Dieser unvorhergesehene Zwischenfall hat unsere Nerven strapaziert. Es scheint daher nur recht und billig, dass François und ich uns mitten am hohen Mittag einen doppelten Whisky mit Eis und Soda genehmigen. Gewalt von außen hat offenbar eine verbindende Wirkung auf die Betroffenen. Fatima, die sich einen kräftigen weißen Mascara eingeschenkt hat, setzt sich zu uns. Wir stoßen mit den Gläsern an, und François schlägt vor, dass wir uns künftig mit Vornamen anreden sollten. Fatima wünscht sich, Michelle gerufen zu werden, wie sie es von ihrem Mann seit Jahrzehnten gewohnt ist.

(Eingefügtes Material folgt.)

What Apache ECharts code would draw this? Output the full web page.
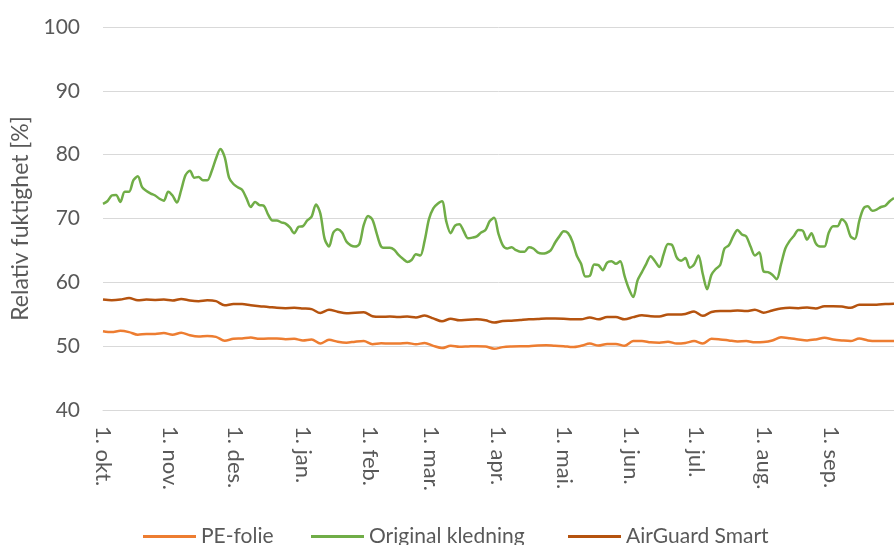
<!DOCTYPE html>
<html>
<head>
<meta charset="utf-8">
<script src="https://cdn.jsdelivr.net/npm/echarts/dist/echarts.min.js"></script>
<style>
    html, body { margin: 0; padding: 0; background: #fff; }
    #chart { width: 894px; height: 545px; }
</style>
</head>
<body>
<div id="chart"></div>
<script>
    // norske månedsnavn for aksen
    const mnd = ['jan', 'feb', 'mar', 'apr', 'mai', 'jun', 'jul', 'aug', 'sep', 'okt', 'nov', 'des'];
    const seriesNames = ['PE-folie', 'Original kledning', 'AirGuard Smart'];

    // Original kledning, annenhver dag fra 1. okt.
    const originalKledning = [
        72.3, 72.7, 73.6, 73.7, 72.6, 74.2, 74.2, 76.0, 76.6, 74.9,
        74.3, 73.9, 73.6, 73.1, 72.8, 74.2, 73.6, 72.5, 74.5, 76.8,
        77.5, 76.4, 76.5, 76.0, 76.0, 77.4, 79.4, 80.9, 79.6, 76.4,
        75.4, 74.9, 74.5, 73.2, 71.8, 72.6, 72.1, 72.0, 70.6, 69.7,
        69.7, 69.4, 69.2, 68.6, 67.7, 68.7, 68.8, 69.7, 70.3, 72.2,
        70.8, 66.8, 65.6, 67.8, 68.3, 67.8, 66.4, 65.8, 65.6, 66.0,
        69.0, 70.4, 69.8, 67.6, 65.6, 65.4, 65.4, 65.1, 64.3, 63.7,
        63.2, 63.5, 64.4, 64.2, 66.5, 69.9, 71.6, 72.3, 72.7, 69.5,
        67.7, 68.9, 69.1, 68.0, 66.9, 67.0, 67.2, 67.8, 68.2, 69.6,
        70.1, 67.6, 65.8, 65.3, 65.5, 65.05, 64.8, 64.8, 65.5, 65.3,
        64.7, 64.5, 64.6, 65.0, 66.2, 67.2, 68.0, 67.7, 66.4, 64.2,
        62.9, 60.9, 61.0, 62.8, 62.7, 61.9, 63.1, 63.3, 62.9, 63.3,
        61.0, 59.0, 57.7, 60.3, 61.6, 62.9, 64.1, 63.3, 62.4, 64.4,
        66.0, 65.8, 63.9, 63.4, 63.8, 62.3, 62.8, 64.2, 61.3, 58.9,
        61.2, 62.1, 62.7, 65.3, 65.8, 67.2, 68.2, 67.5, 67.2, 65.6,
        64.2, 64.7, 61.7, 61.6, 61.2, 60.5, 62.8, 65.3, 66.5, 67.3,
        68.2, 68.1, 66.7, 67.7, 66.1, 65.6, 65.6, 67.8, 68.8, 68.8,
        69.9, 69.2, 67.2, 66.8, 69.6, 71.6, 71.9, 71.2, 71.4, 71.8,
        72.0, 72.7, 73.2
    ];

    // AirGuard Smart, hver fjerde dag
    const airGuard = [
        57.3, 57.2, 57.3, 57.55, 57.2, 57.3, 57.25, 57.3, 57.15, 57.4,
        57.15, 57.05, 57.2, 57.05, 56.4, 56.6, 56.6, 56.4, 56.25, 56.15,
        56.0, 55.95, 56.0, 55.9, 55.8, 55.2, 55.7, 55.4, 55.15, 55.25,
        55.3, 54.7, 54.6, 54.65, 54.55, 54.65, 54.5, 54.8, 54.35, 53.9,
        54.3, 54.05, 54.15, 54.2, 54.05, 53.7, 53.95, 54.0, 54.1, 54.2,
        54.25, 54.35, 54.35, 54.3, 54.2, 54.2, 54.5, 54.2, 54.55, 54.55,
        54.2, 54.55, 54.85, 54.7, 54.65, 54.95, 54.95, 55.05, 55.45, 54.75,
        55.35, 55.5, 55.5, 55.6, 55.5, 55.7, 55.25, 55.6, 55.9, 56.0,
        55.95, 56.05, 55.9, 56.25, 56.25, 56.2, 56.0, 56.5, 56.5, 56.5,
        56.6, 56.65
    ];

    // PE-folie, hver fjerde dag
    const peFolie = [
        52.35, 52.2, 52.4, 52.2, 51.8, 51.9, 51.9, 52.05, 51.8, 52.1,
        51.7, 51.5, 51.6, 51.45, 50.85, 51.15, 51.2, 51.35, 51.15, 51.2,
        51.2, 51.1, 51.15, 50.9, 51.05, 50.4, 51.0, 50.7, 50.55, 50.7,
        50.8, 50.3, 50.45, 50.4, 50.4, 50.5, 50.3, 50.5, 50.05, 49.7,
        50.05, 49.9, 49.95, 50.0, 49.95, 49.6, 49.85, 49.95, 50.0, 50.0,
        50.1, 50.15, 50.05, 50.0, 49.85, 50.05, 50.4, 50.1, 50.35, 50.35,
        50.05, 50.8, 50.8, 50.6, 50.55, 50.7, 50.4, 50.5, 50.8, 50.4,
        51.15, 51.05, 50.9, 50.75, 50.8, 50.6, 50.65, 50.9, 51.4, 51.25,
        51.05, 50.9, 51.05, 51.3, 51.05, 50.9, 50.8, 51.2, 50.9, 50.8,
        50.8, 50.8
    ];

    const colors = ['#ed7d31', '#70ad47', '#b5530f'];

    // én kategori per dag, 1. okt. - 30. sep.
    const days = [];
    for (let i = 0; i < 365; i++) {
        const d = new Date(2018, 9, 1 + i);
        days.push(d.getFullYear() + '-' + String(d.getMonth() + 1).padStart(2, '0') + '-' + String(d.getDate()).padStart(2, '0'));
    }

    function toPairs(values, step) {
        return values.map((v, i) => [i * step, v]);
    }

    const font = 'Lato';
    const grey = '#595959';

    // én legend per serie så de kan plasseres som i Excel
    const legendLeft = [138, 306, 563];
    const legends = seriesNames.map((n, i) => ({
        data: [n],
        left: legendLeft[i],
        top: 521,
        icon: 'rect',
        itemWidth: 53,
        itemHeight: 3,
        textStyle: { fontSize: 21, color: grey, fontFamily: font }
    }));

    const chart = echarts.init(document.getElementById('chart'));
    chart.setOption({
        animation: false,
        textStyle: { fontFamily: font },
        grid: { left: 103, right: -5, top: 27, bottom: 135, containLabel: false },
        legend: legends,
        xAxis: {
            type: 'category',
            data: days,
            boundaryGap: false,
            axisLine: { lineStyle: { color: '#d9d9d9', width: 1 } },
            axisTick: { show: false },
            axisLabel: {
                rotate: -90,
                margin: 16,
                fontSize: 22,
                color: grey,
                fontFamily: font,
                interval: (idx, val) => val.slice(8) === '01',
                formatter: val => '1. ' + mnd[parseInt(val.slice(5, 7), 10) - 1] + '.'
            },
            splitLine: { show: false }
        },
        yAxis: {
            type: 'value',
            min: 40,
            max: 100,
            interval: 10,
            name: 'Relativ fuktighet [%]',
            nameLocation: 'middle',
            nameRotate: 90,
            nameGap: 68,
            nameTextStyle: { fontSize: 23, color: grey, fontFamily: font },
            axisLine: { show: false },
            axisTick: { show: false },
            axisLabel: { fontSize: 21, color: grey, margin: 23, fontFamily: font },
            splitLine: { lineStyle: { color: '#d9d9d9', width: 1 } }
        },
        series: [
            {
                name: seriesNames[0],
                type: 'line',
                data: toPairs(peFolie, 4),
                showSymbol: false,
                smooth: 0.3,
                lineStyle: { color: colors[0], width: 2.5 },
                itemStyle: { color: colors[0] }
            },
            {
                name: seriesNames[1],
                type: 'line',
                data: toPairs(originalKledning, 2),
                showSymbol: false,
                smooth: 0.3,
                lineStyle: { color: colors[1], width: 2.5 },
                itemStyle: { color: colors[1] }
            },
            {
                name: seriesNames[2],
                type: 'line',
                data: toPairs(airGuard, 4),
                showSymbol: false,
                smooth: 0.3,
                lineStyle: { color: colors[2], width: 2.5 },
                itemStyle: { color: colors[2] }
            }
        ]
    });
</script>
</body>
</html>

Ich empfinde das als besondere Geste des Vertrauens.
François ist der Überfall der Polizei peinlich. Mit unverhohlener Verachtung ordnet er den Polizeioffizier dem nördlichen Algerien zu, jenem Teil des Landes, in dem die Regierung sitzt und der von den Bewohnern der südlichen Sahara kaum geschätzt wird. Was wissen die da oben schon über das Leben hier unten? Die sollen für ihre Provinzen im Norden Gesetze machen. Die Menschen im Süden halten sich ohnehin kaum daran, weil es auf dieser Seite der Sahara ganz andere Lebensumstände gibt. Besonders die Touareg, die den Großteil der Bevölkerung stellen, sind kaum dazu zu bewegen, sich den Regeln der Regierung zu fügen.
Diese Diskussion lenkt meine Gedanken kurz nach Österreich, wo in den selbstbewussten Bundesländern oft ähnliche Worte über Wien fallen. Doch dort trennt keine unermessliche Wüste die Landeshauptstädte von der Hauptstadt.
Unsere Unterhaltung wird unterbrochen, als Akamouk erscheint. François lädt ihn ein, sich zu uns zu setzen. Michelle bietet ihm Kaffee an, den er gerne annimmt. Da er Muslim ist, trinkt er keinen Alkohol. Auf meine Frage, warum ich ihn nie beten sehe, wie es sich für einen gläubigen Muselmann dreimal täglich gehört, antwortet er ernst, dass er zwar bete, aber solche unterwürfigen Verneigungen höchstens seinem Stammesfürsten schulde. Doch in der Moschee müsste das eigentlich Pflicht sein? Er besucht keine, denn er verbringt sein gesamtes Leben in einem riesigen Tempel. Sein heiliger Raum ist die Wüste, und zu Boden wirft er sich nur, wenn ein Sandsturm tobt. Ich gebe zu bedenken, dass viele Touareg ihre Gebetsteppiche ausbreiten und darauf ihre rituellen Verbeugungen ausführen. Die gehören sicher dem Volke der Bella an, sagt er, die werden von den Marabus, den heiligen Männern, geführt.
François erklärt mir, dass die Bella keine eigenständige Volksgruppe sind. Sie sind die Nachkommen freigelassener schwarzafrikanischer Sklaven der Touareg. Sie ahmen zwar ihre ehemaligen Herren im Habitus nach, sind ihnen aber niemals gleichgestellt. Befehle eines Targi führen sie meist aus, obwohl gleichfalls hier der Respekt vor dem Herrenvolk stark schwindet. Michelle bringt den Kaffee für Akamouk, der sich höflich bedankt. François und ich genehmigen uns jeder einen weiteren Whisky.
uf meine Frage, was der Polizist von ihm wollte, sagt der Targi, er habe „afrikanisch“ mit ihm gesprochen, dabei führt er eine ausdrucksstarke Geste mit der Hand aus, als würde er eine Zitrone auspressen. Die Verwaltungs- und Exekutivbeamten der Regierung, die meist aus dem Norden Algeriens stammen, sind auf die Fähigkeiten der Tuareg angewiesen. Denn nur die haben das Wissen Spuren sinnvoll zu lesen und in den endlosen Weiten der Wüste punktgenau Wasserstellen zu finden, die nicht einmal von Satelliten erfasst werden. Und das sowohl bei Tageslicht, wie in der Nacht.
Unbemerkt ist die Auberge längst in nächtliche Dunkelheit getaucht. Die Gespräche haben uns die Zeit vergessen lassen. Ich bedanke mich in der Runde für den angenehmen Abend und ziehe mich in mein Refugium zurück. Es ist ein wohltuendes Gefühl, dass mir diese drei Menschen in so kurzer Zeit ihr Vertrauen geschenkt haben. Zufrieden lege ich mich ins Bett und lasse den Tag ausklingen.